GIVEN REQUEST:
From the first line of the listing below to the line with "7, 8, 9, 10];", print each line exactly, and nothing more. Leave out the pictures.

MATERIAL PROVIDED:
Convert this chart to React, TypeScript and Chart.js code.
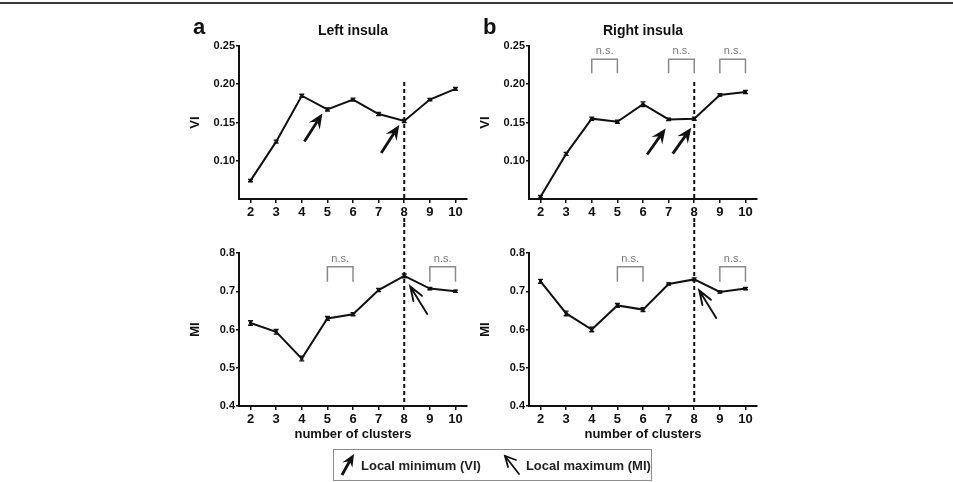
import React, { useEffect, useRef } from 'react';
import { Chart, registerables } from 'chart.js';

Chart.register(...registerables);

const FONT = "'Liberation Sans', Arial, Helvetica, sans-serif";
const INK = '#111';

// number of clusters (x categories)
const clusters = [2, 3, 4, 5, 6, 7, 8, 9, 10];

// variation of information (VI)
const viLeft = [0.074, 0.125, 0.185, 0.167, 0.180, 0.161, 0.152, 0.180, 0.194];
const viLeftSem = [0.0015, 0.002, 0.002, 0.002, 0.0018, 0.002, 0.002, 0.0015, 0.0018];
const viRight = [0.053, 0.109, 0.155, 0.151, 0.174, 0.154, 0.155, 0.186, 0.190];
const viRightSem = [0.0015, 0.002, 0.002, 0.002, 0.003, 0.0015, 0.002, 0.0015, 0.002];

// mutual information (MI)
const miLeft = [0.617, 0.594, 0.524, 0.629, 0.640, 0.703, 0.740, 0.707, 0.700];
const miLeftSem = [0.006, 0.006, 0.006, 0.005, 0.004, 0.004, 0.005, 0.003, 0.003];
const miRight = [0.726, 0.642, 0.600, 0.663, 0.652, 0.719, 0.731, 0.698, 0.707];
const miRightSem = [0.005, 0.006, 0.006, 0.005, 0.005, 0.003, 0.004, 0.003, 0.003];

// axis ranges and tick values
const xRange = [1.55, 10.45];
const viRange = [0.05, 0.25];
const viTicks = [0.10, 0.15, 0.20, 0.25];
const miRange = [0.4, 0.8];
const miTicks = [0.4, 0.5, 0.6, 0.7, 0.8];

// chosen solution and annotations
const chosenK = 8;
const viDashFrom = 0.203;
const nsViRight = [[4, 5], [7, 8], [9, 10]];
const nsMi = [[5, 6], [9, 10]];
const nsViLevels = [0.2145, 0.2328];
const nsMiLevels = [0.725, 0.764];
const localMinLeft = [5, 8];
const localMinRight = [7, 8];
const localMaxLeft = [8];
const localMaxRight = [8];

type ArrowSpec = { at: number[]; kind: 'filled' | 'open'; tip: [number, number]; tail: [number, number] };

type PanelProps = {
  left: number;
  top: number;
  width: number;
  height: number;
  padTop: number;
  xHeight: number;
  values: number[];
  sem: number[];
  yRange: number[];
  yTicks: number[];
  yDigits: number;
  yTitle: string;
  ns: number[][];
  nsLevels: number[];
  arrows: ArrowSpec;
  dashFrom: number | null;
  showXTitle: boolean;
  letter?: string;
  heading?: string;
};

function drawFilledArrow(ctx: CanvasRenderingContext2D, tx: number, ty: number, bx: number, by: number) {
  const dx = tx - bx;
  const dy = ty - by;
  const L = Math.hypot(dx, dy);
  const ux = dx / L;
  const uy = dy / L;
  const nx = -uy;
  const ny = ux;
  const head = 15;
  const half = 6.5;
  const notch = 9.5;
  ctx.save();
  ctx.strokeStyle = INK;
  ctx.fillStyle = INK;
  ctx.lineWidth = 2.8;
  ctx.lineCap = 'butt';
  ctx.beginPath();
  ctx.moveTo(bx, by);
  ctx.lineTo(tx - ux * notch, ty - uy * notch);
  ctx.stroke();
  ctx.beginPath();
  ctx.moveTo(tx, ty);
  ctx.lineTo(tx - ux * head + nx * half, ty - uy * head + ny * half);
  ctx.lineTo(tx - ux * notch, ty - uy * notch);
  ctx.lineTo(tx - ux * head - nx * half, ty - uy * head - ny * half);
  ctx.closePath();
  ctx.fill();
  ctx.restore();
}

function drawOpenArrow(ctx: CanvasRenderingContext2D, tx: number, ty: number, bx: number, by: number) {
  const ang = Math.atan2(by - ty, bx - tx);
  const spread = 0.34;
  const len = 15;
  ctx.save();
  ctx.strokeStyle = INK;
  ctx.lineWidth = 1.9;
  ctx.lineCap = 'round';
  ctx.beginPath();
  ctx.moveTo(bx, by);
  ctx.lineTo(tx, ty);
  ctx.moveTo(tx + Math.cos(ang + spread) * len, ty + Math.sin(ang + spread) * len);
  ctx.lineTo(tx, ty);
  ctx.lineTo(tx + Math.cos(ang - spread) * len, ty + Math.sin(ang - spread) * len);
  ctx.stroke();
  ctx.restore();
}

function Panel(p: PanelProps) {
  const ref = useRef<HTMLCanvasElement>(null);

  useEffect(() => {
    const canvas = ref.current;
    if (!canvas) return;

    const decor = {
      id: 'panelDecor',
      beforeDatasetsDraw(chart: any) {
        const { ctx, chartArea, scales } = chart;
        const xs = scales.x;
        const ys = scales.y;
        const x = xs.getPixelForValue(chosenK);
        ctx.save();
        ctx.strokeStyle = INK;
        ctx.lineWidth = 2;
        ctx.setLineDash([4, 3]);
        ctx.beginPath();
        if (p.dashFrom !== null) {
          ctx.moveTo(x, ys.getPixelForValue(p.dashFrom));
          ctx.lineTo(x, chartArea.bottom);
          ctx.moveTo(x, chartArea.bottom + 19);
          ctx.lineTo(x, chart.height);
        } else {
          ctx.moveTo(x, 0);
          ctx.lineTo(x, chartArea.bottom);
        }
        ctx.stroke();
        ctx.restore();
      },
      afterDatasetsDraw(chart: any) {
        const { ctx, chartArea, scales } = chart;
        const xs = scales.x;
        const ys = scales.y;

        // error bars
        ctx.save();
        ctx.strokeStyle = INK;
        ctx.lineWidth = 1.4;
        clusters.forEach((k, i) => {
          const px = xs.getPixelForValue(k);
          const y1 = ys.getPixelForValue(p.values[i] - p.sem[i]);
          const y2 = ys.getPixelForValue(p.values[i] + p.sem[i]);
          ctx.beginPath();
          ctx.moveTo(px, y1);
          ctx.lineTo(px, y2);
          ctx.moveTo(px - 2.5, y1);
          ctx.lineTo(px + 2.5, y1);
          ctx.moveTo(px - 2.5, y2);
          ctx.lineTo(px + 2.5, y2);
          ctx.stroke();
        });
        ctx.restore();

        // n.s. brackets
        ctx.save();
        ctx.strokeStyle = '#8a8a8a';
        ctx.fillStyle = '#7a7a7a';
        ctx.lineWidth = 1.5;
        ctx.font = `11px ${FONT}`;
        ctx.textAlign = 'center';
        ctx.textBaseline = 'middle';
        const yLo = ys.getPixelForValue(p.nsLevels[0]);
        const yHi = ys.getPixelForValue(p.nsLevels[1]);
        p.ns.forEach(([a, b]) => {
          const xa = xs.getPixelForValue(a);
          const xb = xs.getPixelForValue(b);
          ctx.beginPath();
          ctx.moveTo(xa, yLo);
          ctx.lineTo(xa, yHi);
          ctx.lineTo(xb, yHi);
          ctx.lineTo(xb, yLo);
          ctx.stroke();
          ctx.fillText('n.s.', (xa + xb) / 2, yHi - 8);
        });
        ctx.restore();

        // local extremum arrows
        p.arrows.at.forEach((k) => {
          const i = clusters.indexOf(k);
          const px = xs.getPixelForValue(k);
          const py = ys.getPixelForValue(p.values[i]);
          const tx = px + p.arrows.tip[0];
          const ty = py + p.arrows.tip[1];
          const bx = tx + p.arrows.tail[0];
          const by = ty + p.arrows.tail[1];
          if (p.arrows.kind === 'filled') drawFilledArrow(ctx, tx, ty, bx, by);
          else drawOpenArrow(ctx, tx, ty, bx, by);
        });

        // panel letter and heading
        if (p.letter || p.heading) {
          ctx.save();
          ctx.fillStyle = INK;
          ctx.textBaseline = 'alphabetic';
          if (p.letter) {
            ctx.font = `bold 22px ${FONT}`;
            ctx.textAlign = 'left';
            ctx.fillText(p.letter, 13, 20);
          }
          if (p.heading) {
            ctx.font = `bold 14px ${FONT}`;
            ctx.textAlign = 'center';
            ctx.fillText(p.heading, (chartArea.left + chartArea.right) / 2, 21);
          }
          ctx.restore();
        }
      },
    };

    const chart = new Chart(canvas, {
      type: 'line',
      data: {
        datasets: [
          {
            data: clusters.map((k, i) => ({ x: k, y: p.values[i] })),
            borderColor: INK,
            backgroundColor: INK,
            borderWidth: 2,
            pointStyle: 'rect',
            pointRadius: 2.2,
            pointBorderWidth: 0,
            tension: 0,
            clip: false,
          },
        ],
      },
      options: {
        responsive: false,
        animation: false,
        events: [],
        layout: { padding: { top: p.padTop, right: 13, left: 0, bottom: 0 } },
        plugins: { legend: { display: false }, tooltip: { enabled: false }, title: { display: false } },
        scales: {
          x: {
            type: 'linear',
            min: xRange[0],
            max: xRange[1],
            afterBuildTicks: (s: any) => {
              s.ticks = clusters.map((v) => ({ value: v }));
            },
            afterFit: (s: any) => {
              s.height = p.xHeight;
            },
            grid: { drawOnChartArea: false, tickLength: 4, color: INK, lineWidth: 1.5 },
            border: { color: INK, width: 2 },
            ticks: {
              color: INK,
              autoSkip: false,
              maxRotation: 0,
              padding: 2,
              font: { family: FONT, size: 13, weight: 'bold' },
              callback: (v: any) => String(v),
            },
            title: {
              display: p.showXTitle,
              text: 'number of clusters',
              color: INK,
              font: { family: FONT, size: 13, weight: 'bold' },
              padding: { top: 0, bottom: 2 },
            },
          },
          y: {
            type: 'linear',
            min: p.yRange[0],
            max: p.yRange[1],
            afterBuildTicks: (s: any) => {
              s.ticks = p.yTicks.map((v) => ({ value: v }));
            },
            afterFit: (s: any) => {
              s.width = 59;
            },
            grid: { drawOnChartArea: false, tickLength: 3, color: INK, lineWidth: 1.5 },
            border: { color: INK, width: 2 },
            ticks: {
              color: INK,
              padding: 1,
              font: { family: FONT, size: 11, weight: 'bold' },
              callback: (v: any) => Number(v).toFixed(p.yDigits),
            },
            title: {
              display: true,
              text: p.yTitle,
              color: INK,
              font: { family: FONT, size: 13, weight: 'bold' },
              padding: { top: 8, bottom: 0 },
            },
          },
        },
      },
      plugins: [decor],
    } as any);

    return () => chart.destroy();
  }, []);

  return (
    <canvas
      ref={ref}
      width={p.width}
      height={p.height}
      style={{ position: 'absolute', left: p.left, top: p.top, width: p.width, height: p.height }}
    />
  );
}

function MinIcon() {
  return (
    <svg width="16" height="24" viewBox="0 0 16 24" style={{ display: 'block' }}>
      <line x1="2" y1="22" x2="9.6" y2="8.3" stroke={INK} strokeWidth="2.8" />
      <polygon points="14,1 12.4,14.6 9.6,8.3 2.2,9.6" fill={INK} />
    </svg>
  );
}

function MaxIcon() {
  return (
    <svg width="20" height="22" viewBox="0 0 20 22" style={{ display: 'block' }}>
      <g stroke={INK} strokeWidth="1.8" fill="none" strokeLinecap="round">
        <line x1="2" y1="2" x2="16" y2="20" />
        <polyline points="13,6 2,2 5,13" />
      </g>
    </svg>
  );
}

export default function App() {
  const colA = 180;
  const colB = 470;
  const topY = 14;
  const midY = 223;
  return (
    <div style={{ position: 'relative', width: 937, height: 482, fontFamily: FONT }}>
      <div style={{ position: 'fixed', left: 0, top: 2, width: '100%', height: 2, background: '#3a3a3a' }} />
      <Panel
        left={colA - 8}
        top={topY - 8}
        width={300}
        height={midY - topY}
        padTop={32}
        xHeight={24}
        values={viLeft}
        sem={viLeftSem}
        yRange={viRange}
        yTicks={viTicks}
        yDigits={2}
        yTitle="VI"
        ns={[]}
        nsLevels={nsViLevels}
        arrows={{ at: localMinLeft, kind: 'filled', tip: [-5, 4], tail: [-18, 28] }}
        dashFrom={viDashFrom}
        showXTitle={false}
        letter="a"
        heading="Left insula"
      />
      <Panel
        left={colB - 8}
        top={topY - 8}
        width={300}
        height={midY - topY}
        padTop={32}
        xHeight={24}
        values={viRight}
        sem={viRightSem}
        yRange={viRange}
        yTicks={viTicks}
        yDigits={2}
        yTitle="VI"
        ns={nsViRight}
        nsLevels={nsViLevels}
        arrows={{ at: localMinRight, kind: 'filled', tip: [-3, 9], tail: [-18.5, 26] }}
        dashFrom={viDashFrom}
        showXTitle={false}
        letter="b"
        heading="Right insula"
      />
      <Panel
        left={colA - 8}
        top={midY - 8}
        width={300}
        height={221}
        padTop={30}
        xHeight={38}
        values={miLeft}
        sem={miLeftSem}
        yRange={miRange}
        yTicks={miTicks}
        yDigits={1}
        yTitle="MI"
        ns={nsMi}
        nsLevels={nsMiLevels}
        arrows={{ at: localMaxLeft, kind: 'open', tip: [6, 10.5], tail: [17, 27.5] }}
        dashFrom={null}
        showXTitle={true}
      />
      <Panel
        left={colB - 8}
        top={midY - 8}
        width={300}
        height={221}
        padTop={30}
        xHeight={38}
        values={miRight}
        sem={miRightSem}
        yRange={miRange}
        yTicks={miTicks}
        yDigits={1}
        yTitle="MI"
        ns={nsMi}
        nsLevels={nsMiLevels}
        arrows={{ at: localMaxRight, kind: 'open', tip: [5, 11], tail: [17, 27.5] }}
        dashFrom={null}
        showXTitle={true}
      />
      <div
        style={{
          position: 'absolute',
          left: 333 - 8,
          top: 449 - 8,
          width: 319,
          height: 32,
          boxSizing: 'border-box',
          border: '1px solid #8c8c8c',
          display: 'flex',
          alignItems: 'center',
          fontSize: 13,
          fontWeight: 'bold',
          color: '#222',
          whiteSpace: 'nowrap',
        }}
      >
        <div style={{ marginLeft: 6 }}>
          <MinIcon />
        </div>
        <span style={{ marginLeft: 5 }}>Local minimum (VI)</span>
        <div style={{ marginLeft: 22 }}>
          <MaxIcon />
        </div>
        <span style={{ marginLeft: 3 }}>Local maximum (MI)</span>
      </div>
    </div>
  );
}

THE RESPONSE:
Convert this chart to React, TypeScript and Chart.js code.
import React, { useEffect, useRef } from 'react';
import { Chart, registerables } from 'chart.js';

Chart.register(...registerables);

const FONT = "'Liberation Sans', Arial, Helvetica, sans-serif";
const INK = '#111';

// number of clusters (x categories)
const clusters = [2, 3, 4, 5, 6, 7, 8, 9, 10];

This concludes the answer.